The Golf Mk 8 has short cuts and more tiles, rather than the Touareg’s fewer tiles and more steps, and we’d found out how to do just about everything by ourselves in 10 minutes.

Even so, the touchscreens don’t dominate like you’d imagine and they instead seem to seamlessly belong to the Golf, though they’re not quite at the A-Class’s level.

The Golf Mk 8 is clearly aimed at younger buyers, and the 10.3-inch instrument cluster can be switched between four views that can also be tailored inside their standard layout.

And yet, it’s not as intimidating for older buyers as we’d have imagined and the voice-control system is easy enough to use for anybody not comfortable being distracted by touchscreens.

There’s a full-time SIM cars in it, too, and it’s always connected to the internet so it can stream traffic information in real time, as well as music.

There’s more.
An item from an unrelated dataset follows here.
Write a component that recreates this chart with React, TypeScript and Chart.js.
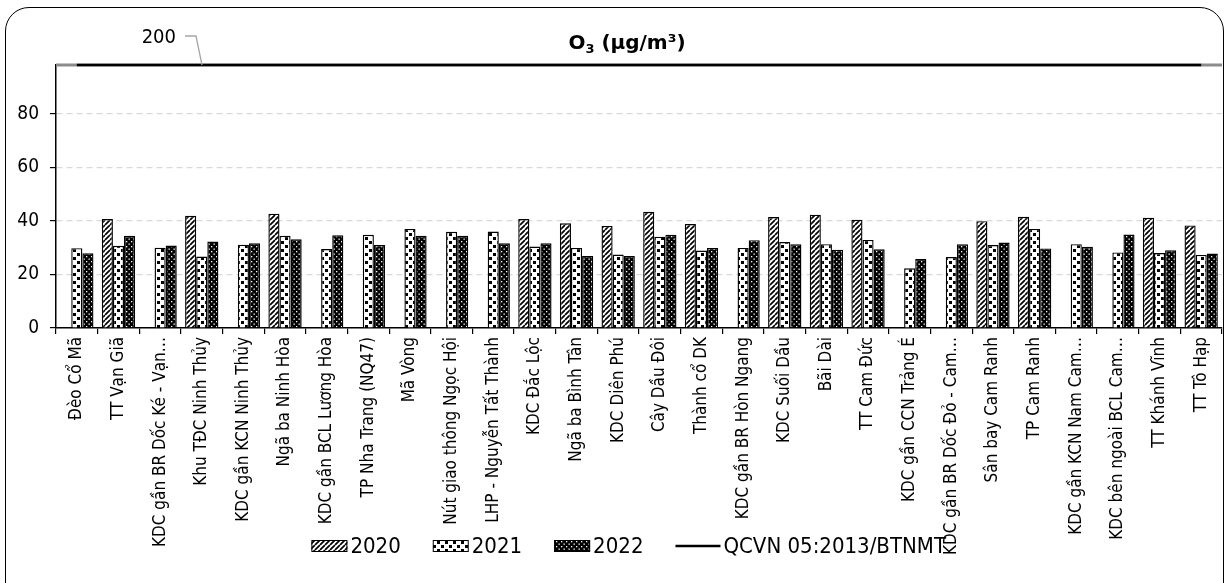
import React, { useEffect, useRef } from 'react';
import { Chart, registerables } from 'chart.js';

Chart.register(...registerables);

const categories = [
  'Đèo Cổ Mã',
  'TT Vạn Giã',
  'KDC gần BR Dốc Ké - Vạn…',
  'Khu TĐC Ninh Thủy',
  'KDC gần KCN Ninh Thủy',
  'Ngã ba Ninh Hòa',
  'KDC gần BCL Lương Hòa',
  'TP Nha Trang (NQ47)',
  'Mã Vòng',
  'Nút giao thông Ngọc Hội',
  'LHP - Nguyễn Tất Thành',
  'KDC Đắc Lộc',
  'Ngã ba Bình Tân',
  'KDC Diên Phú',
  'Cây Dầu Đôi',
  'Thành cổ DK',
  'KDC gần BR Hòn Ngang',
  'KDC Suối Dầu',
  'Bãi Dài',
  'TT Cam Đức',
  'KDC gần CCN Trảng É',
  'KDC gần BR Dốc Đỏ - Cam…',
  'Sân bay Cam Ranh',
  'TP Cam Ranh',
  'KDC gần KCN Nam Cam…',
  'KDC bên ngoài BCL Cam…',
  'TT Khánh Vĩnh',
  'TT Tô Hạp',
];

const values2020 = [
  null, 40.7, null, 41.9, null, 42.7, null, null, null, null, null, 40.7, 39.1, 38.1,
  43.4, 38.8, null, 41.4, 42.3, 40.4, null, null, 39.9, 41.5, null, null, 41.2, 38.3,
];
const values2021 = [
  29.8, 30.7, 30.0, 26.7, 31.1, 34.4, 29.5, 34.8, 37.0, 35.9, 36.0, 30.4, 29.9, 27.4,
  34.1, 28.9, 29.9, 32.1, 31.3, 32.9, 22.3, 26.5, 31.0, 37.0, 31.3, 28.2, 28.0, 27.3,
];
const values2022 = [
  27.9, 34.4, 30.8, 32.3, 31.6, 33.1, 34.6, 31.0, 34.4, 34.4, 31.6, 31.6, 26.9, 26.9,
  34.8, 29.9, 32.8, 31.3, 29.2, 29.4, 25.8, 31.3, 31.9, 29.7, 30.3, 34.9, 29.0, 27.8,
];
const qcvnLimit = [
  200, 200, 200, 200, 200, 200, 200, 200, 200, 200, 200, 200, 200, 200,
  200, 200, 200, 200, 200, 200, 200, 200, 200, 200, 200, 200, 200, 200,
];
const yTicks = [0, 20, 40, 60, 80];
const Y_MAX = 98.2; // axis is broken above this value; the limit line sits on the break
const seriesLabels = ['2020', '2021', '2022', 'QCVN 05:2013/BTNMT'];

const FONT = "'DejaVu Sans Condensed', 'Liberation Sans', sans-serif";
const TITLE_FONT = "'DejaVu Sans', sans-serif";

function makePattern(kind: string): CanvasPattern | string {
  const c = document.createElement('canvas');
  const ctx = c.getContext('2d');
  if (!ctx) return '#888';
  if (kind === 'diag') {
    const s = 5;
    c.width = s; c.height = s;
    ctx.fillStyle = '#fff';
    ctx.fillRect(0, 0, s, s);
    ctx.strokeStyle = '#000';
    ctx.lineWidth = 1.7;
    ctx.beginPath();
    for (let k = -1; k <= 1; k++) {
      ctx.moveTo(k * s, s);
      ctx.lineTo(k * s + s, 0);
    }
    ctx.stroke();
  } else if (kind === 'check') {
    c.width = 8; c.height = 8;
    ctx.fillStyle = '#fff';
    ctx.fillRect(0, 0, 8, 8);
    ctx.fillStyle = '#000';
    ctx.fillRect(1, 1, 3, 3);
    ctx.fillRect(5, 5, 3, 3);
  } else {
    c.width = 5; c.height = 5;
    ctx.fillStyle = '#000';
    ctx.fillRect(0, 0, 5, 5);
    ctx.fillStyle = '#fff';
    ctx.fillRect(1, 1, 1.3, 1.3);
    ctx.fillRect(3.5, 3.5, 1.3, 1.3);
  }
  return ctx.createPattern(c, 'repeat') || '#888';
}

const overlayPlugin = {
  id: 'overlay',
  beforeDatasetsDraw(chart: any) {
    const { ctx, chartArea } = chart;
    ctx.save();
    ctx.strokeStyle = '#8c8c8c';
    ctx.lineWidth = 3;
    ctx.beginPath();
    ctx.moveTo(chartArea.left, chartArea.top);
    ctx.lineTo(chartArea.right, chartArea.top);
    ctx.stroke();
    ctx.restore();
  },
  afterDraw(chart: any) {
    const { ctx, chartArea, scales } = chart;
    ctx.save();
    // Title O3 (µg/m³)
    const big = `bold 20px ${TITLE_FONT}`;
    const small = `bold 13px ${TITLE_FONT}`;
    ctx.font = big;
    const wO = ctx.measureText('O').width;
    const wRest = ctx.measureText(' (μg/m³)').width;
    ctx.font = small;
    const w3 = ctx.measureText('3').width;
    const total = wO + w3 + wRest;
    const cx = 627;
    const baseY = 49;
    let x = cx - total / 2;
    ctx.fillStyle = '#000';
    ctx.textBaseline = 'alphabetic';
    ctx.textAlign = 'left';
    ctx.font = big;
    ctx.fillText('O', x, baseY);
    x += wO;
    ctx.font = small;
    ctx.fillText('3', x, baseY + 4);
    x += w3;
    ctx.font = big;
    ctx.fillText(' (μg/m³)', x, baseY);

    // limit label with callout
    const lineY = scales.y.getPixelForValue(Math.min(qcvnLimit[0], Y_MAX));
    ctx.font = `20px ${FONT}`;
    ctx.textAlign = 'right';
    ctx.textBaseline = 'middle';
    ctx.fillText(String(qcvnLimit[0]), 176, 38);
    ctx.strokeStyle = '#a6a6a6';
    ctx.lineWidth = 1.3;
    ctx.beginPath();
    ctx.moveTo(185, 36);
    ctx.lineTo(196, 36);
    ctx.lineTo(chartArea.left + 146, lineY);
    ctx.stroke();

    // Legend
    const legendFont = `22px ${FONT}`;
    ctx.font = legendFont;
    const boxW = 36;
    const boxH = 12;
    const lineW = 45;
    const gapText = 3;
    const gapItem = 32;
    const items = chart.data.datasets.map((ds: any) => {
      const symW = ds.type === 'line' ? lineW : boxW;
      const tw = ctx.measureText(ds.label).width;
      return { ds, symW, tw };
    });
    const totalW = items.reduce((a: number, it: any) => a + it.symW + gapText + it.tw, 0) + gapItem * (items.length - 1);
    const rightEnd = 946;
    let lx = rightEnd - totalW;
    const cy = 546;
    ctx.textAlign = 'left';
    ctx.textBaseline = 'middle';
    items.forEach((it: any) => {
      if (it.ds.type === 'line') {
        ctx.strokeStyle = it.ds.borderColor;
        ctx.lineWidth = it.ds.borderWidth;
        ctx.beginPath();
        ctx.moveTo(lx, cy);
        ctx.lineTo(lx + it.symW, cy);
        ctx.stroke();
      } else {
        ctx.fillStyle = it.ds.backgroundColor;
        ctx.fillRect(lx, cy - boxH / 2, it.symW, boxH);
        ctx.strokeStyle = '#000';
        ctx.lineWidth = 1;
        ctx.strokeRect(lx + 0.5, cy - boxH / 2 + 0.5, it.symW - 1, boxH - 1);
      }
      lx += it.symW + gapText;
      ctx.fillStyle = '#000';
      ctx.fillText(it.ds.label, lx, cy + 1);
      lx += it.tw + gapItem;
    });
    ctx.restore();
  },
};

export default function App() {
  const ref = useRef<HTMLCanvasElement>(null);
  useEffect(() => {
    if (!ref.current) return;
    const p2020 = makePattern('diag');
    const p2021 = makePattern('check');
    const p2022 = makePattern('dots');
    const barCommon = {
      borderColor: '#000',
      borderWidth: 1.4,
      categoryPercentage: 0.8,
      barPercentage: 1,
      order: 2,
    };
    const chart = new Chart(ref.current, {
      type: 'bar',
      data: {
        labels: categories,
        datasets: [
          { ...barCommon, label: seriesLabels[0], data: values2020, backgroundColor: p2020 },
          { ...barCommon, label: seriesLabels[1], data: values2021, backgroundColor: p2021 },
          { ...barCommon, label: seriesLabels[2], data: values2022, backgroundColor: p2022 },
          {
            type: 'line',
            label: seriesLabels[3],
            data: qcvnLimit.map((v) => Math.min(v, Y_MAX)),
            borderColor: '#000',
            backgroundColor: '#000',
            borderWidth: 2.5,
            pointRadius: 0,
            fill: false,
            clip: false,
            order: 0,
          } as any,
        ],
      },
      options: {
        responsive: false,
        animation: false,
        layout: { padding: { left: 0, right: 7, top: 65, bottom: 5 } },
        scales: {
          x: {
            grid: { offset: true, drawOnChartArea: false, tickLength: 6, color: '#000', lineWidth: 1.2 },
            border: { color: '#000', width: 1.5 },
            ticks: {
              autoSkip: false,
              maxRotation: 90,
              minRotation: 90,
              font: { family: FONT, size: 17 },
              color: '#000',
              padding: 3,
            },
            afterFit: (s: any) => { s.height = 250; },
          },
          y: {
            min: 0,
            max: Y_MAX,
            afterBuildTicks: (s: any) => { s.ticks = yTicks.map((v) => ({ value: v })); },
            grid: { color: '#d9d9d9', lineWidth: 1.2, tickColor: '#000', tickLength: 6 },
            border: { color: '#000', width: 1.5, dash: [6, 4] },
            ticks: { font: { family: FONT, size: 19 }, color: '#000', padding: 11 },
            afterFit: (s: any) => { s.width = 56; },
          },
        },
        plugins: {
          tooltip: { enabled: false },
          title: { display: false },
          legend: { display: false },
        },
      } as any,
      plugins: [overlayPlugin],
    });
    return () => chart.destroy();
  }, []);
  return (
    <div style={{ position: 'absolute', left: 0, top: 0, width: 1229, height: 583, overflow: 'hidden', background: '#fff' }}>
      <div
        style={{
          position: 'absolute',
          left: 5,
          top: 7,
          width: 1219,
          height: 650,
          border: '1.5px solid #000',
          borderRadius: 24,
          boxSizing: 'border-box',
        }}
      />
      <canvas ref={ref} width={1229} height={583} style={{ position: 'absolute', left: 0, top: 0 }} />
    </div>
  );
}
The driver assistance systems are not only comprehensive, with adaptive cruise control, lane-keeping assistance and autonomous emergency braking combining for a no-hands experience at up to 130mph, and it has Car2X to help it even more.

There’s the feeling of extra space in the cabin, though it doesn’t really have any (because it’s on the same wheelbase as the Golf Mk 7), though it’s a little more than an inch longer overall.

Part of that is down to a new, stubby gearlever for the dual-clutch models and larger center consoles, and the ambient lighting and head-up displays work beautifully, too.

Overall

It’s astonishing how Volkswagen has turned its staid, possibly even stolid hatchback into something that is now genuinely a car for all people.

The surprise wasn’t the huge leap in interior technology, because that punch had been telegraphed as far back as the Touareg launch early last year.

It’s not even the powertrains that are cleaner on the tough, new, real-world European test, and more flexible thanks to mild-hybrid tech.

No, the surprise comes from the chassis, which has elevated the Golf Mk 8 to a level no Golf has ever aspired to, much less achieved.

And, once again, it has put a comfortable distance between itself and its challengers.